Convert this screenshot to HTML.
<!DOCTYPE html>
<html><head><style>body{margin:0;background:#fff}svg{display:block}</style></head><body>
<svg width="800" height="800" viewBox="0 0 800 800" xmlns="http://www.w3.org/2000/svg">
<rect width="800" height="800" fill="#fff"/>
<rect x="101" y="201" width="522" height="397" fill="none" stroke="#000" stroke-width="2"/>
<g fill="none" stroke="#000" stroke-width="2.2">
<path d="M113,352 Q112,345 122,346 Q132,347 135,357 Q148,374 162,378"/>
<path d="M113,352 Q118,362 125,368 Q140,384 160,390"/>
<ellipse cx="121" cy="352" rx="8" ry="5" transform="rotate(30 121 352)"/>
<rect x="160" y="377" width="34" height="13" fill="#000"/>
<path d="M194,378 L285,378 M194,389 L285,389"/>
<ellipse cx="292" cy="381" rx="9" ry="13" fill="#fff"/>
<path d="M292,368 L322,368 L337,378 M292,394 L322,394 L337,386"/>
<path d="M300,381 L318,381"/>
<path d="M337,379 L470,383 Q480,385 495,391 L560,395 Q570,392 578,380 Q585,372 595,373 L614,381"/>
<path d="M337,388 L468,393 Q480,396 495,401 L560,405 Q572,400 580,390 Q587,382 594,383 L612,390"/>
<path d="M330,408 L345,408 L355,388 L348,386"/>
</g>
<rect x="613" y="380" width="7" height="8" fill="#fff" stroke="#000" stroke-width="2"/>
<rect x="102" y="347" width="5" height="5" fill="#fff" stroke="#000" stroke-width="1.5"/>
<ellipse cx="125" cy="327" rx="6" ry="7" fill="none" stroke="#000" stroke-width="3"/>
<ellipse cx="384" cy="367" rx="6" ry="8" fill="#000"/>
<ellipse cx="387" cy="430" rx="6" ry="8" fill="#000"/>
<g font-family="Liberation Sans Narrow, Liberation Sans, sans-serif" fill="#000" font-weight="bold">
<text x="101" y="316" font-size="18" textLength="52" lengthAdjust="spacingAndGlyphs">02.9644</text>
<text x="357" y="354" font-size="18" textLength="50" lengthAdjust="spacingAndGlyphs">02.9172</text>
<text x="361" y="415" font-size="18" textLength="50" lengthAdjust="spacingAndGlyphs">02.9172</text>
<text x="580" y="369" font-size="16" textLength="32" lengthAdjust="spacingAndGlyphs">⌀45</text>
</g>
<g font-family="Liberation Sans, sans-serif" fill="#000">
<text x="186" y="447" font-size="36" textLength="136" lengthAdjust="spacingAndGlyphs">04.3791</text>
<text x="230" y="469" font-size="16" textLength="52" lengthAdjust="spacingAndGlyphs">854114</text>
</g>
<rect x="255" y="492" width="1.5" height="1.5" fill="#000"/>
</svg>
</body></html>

* Problem to work on *
Produce an exact copy of the whole listing.

* Output below *
Convert this screenshot to HTML.
<!DOCTYPE html>
<html><head><style>body{margin:0;background:#fff}svg{display:block}</style></head><body>
<svg width="800" height="800" viewBox="0 0 800 800" xmlns="http://www.w3.org/2000/svg">
<rect width="800" height="800" fill="#fff"/>
<rect x="101" y="201" width="522" height="397" fill="none" stroke="#000" stroke-width="2"/>
<g fill="none" stroke="#000" stroke-width="2.2">
<path d="M113,352 Q112,345 122,346 Q132,347 135,357 Q148,374 162,378"/>
<path d="M113,352 Q118,362 125,368 Q140,384 160,390"/>
<ellipse cx="121" cy="352" rx="8" ry="5" transform="rotate(30 121 352)"/>
<rect x="160" y="377" width="34" height="13" fill="#000"/>
<path d="M194,378 L285,378 M194,389 L285,389"/>
<ellipse cx="292" cy="381" rx="9" ry="13" fill="#fff"/>
<path d="M292,368 L322,368 L337,378 M292,394 L322,394 L337,386"/>
<path d="M300,381 L318,381"/>
<path d="M337,379 L470,383 Q480,385 495,391 L560,395 Q570,392 578,380 Q585,372 595,373 L614,381"/>
<path d="M337,388 L468,393 Q480,396 495,401 L560,405 Q572,400 580,390 Q587,382 594,383 L612,390"/>
<path d="M330,408 L345,408 L355,388 L348,386"/>
</g>
<rect x="613" y="380" width="7" height="8" fill="#fff" stroke="#000" stroke-width="2"/>
<rect x="102" y="347" width="5" height="5" fill="#fff" stroke="#000" stroke-width="1.5"/>
<ellipse cx="125" cy="327" rx="6" ry="7" fill="none" stroke="#000" stroke-width="3"/>
<ellipse cx="384" cy="367" rx="6" ry="8" fill="#000"/>
<ellipse cx="387" cy="430" rx="6" ry="8" fill="#000"/>
<g font-family="Liberation Sans Narrow, Liberation Sans, sans-serif" fill="#000" font-weight="bold">
<text x="101" y="316" font-size="18" textLength="52" lengthAdjust="spacingAndGlyphs">02.9644</text>
<text x="357" y="354" font-size="18" textLength="50" lengthAdjust="spacingAndGlyphs">02.9172</text>
<text x="361" y="415" font-size="18" textLength="50" lengthAdjust="spacingAndGlyphs">02.9172</text>
<text x="580" y="369" font-size="16" textLength="32" lengthAdjust="spacingAndGlyphs">⌀45</text>
</g>
<g font-family="Liberation Sans, sans-serif" fill="#000">
<text x="186" y="447" font-size="36" textLength="136" lengthAdjust="spacingAndGlyphs">04.3791</text>
<text x="230" y="469" font-size="16" textLength="52" lengthAdjust="spacingAndGlyphs">854114</text>
</g>
<rect x="255" y="492" width="1.5" height="1.5" fill="#000"/>
</svg>
</body></html>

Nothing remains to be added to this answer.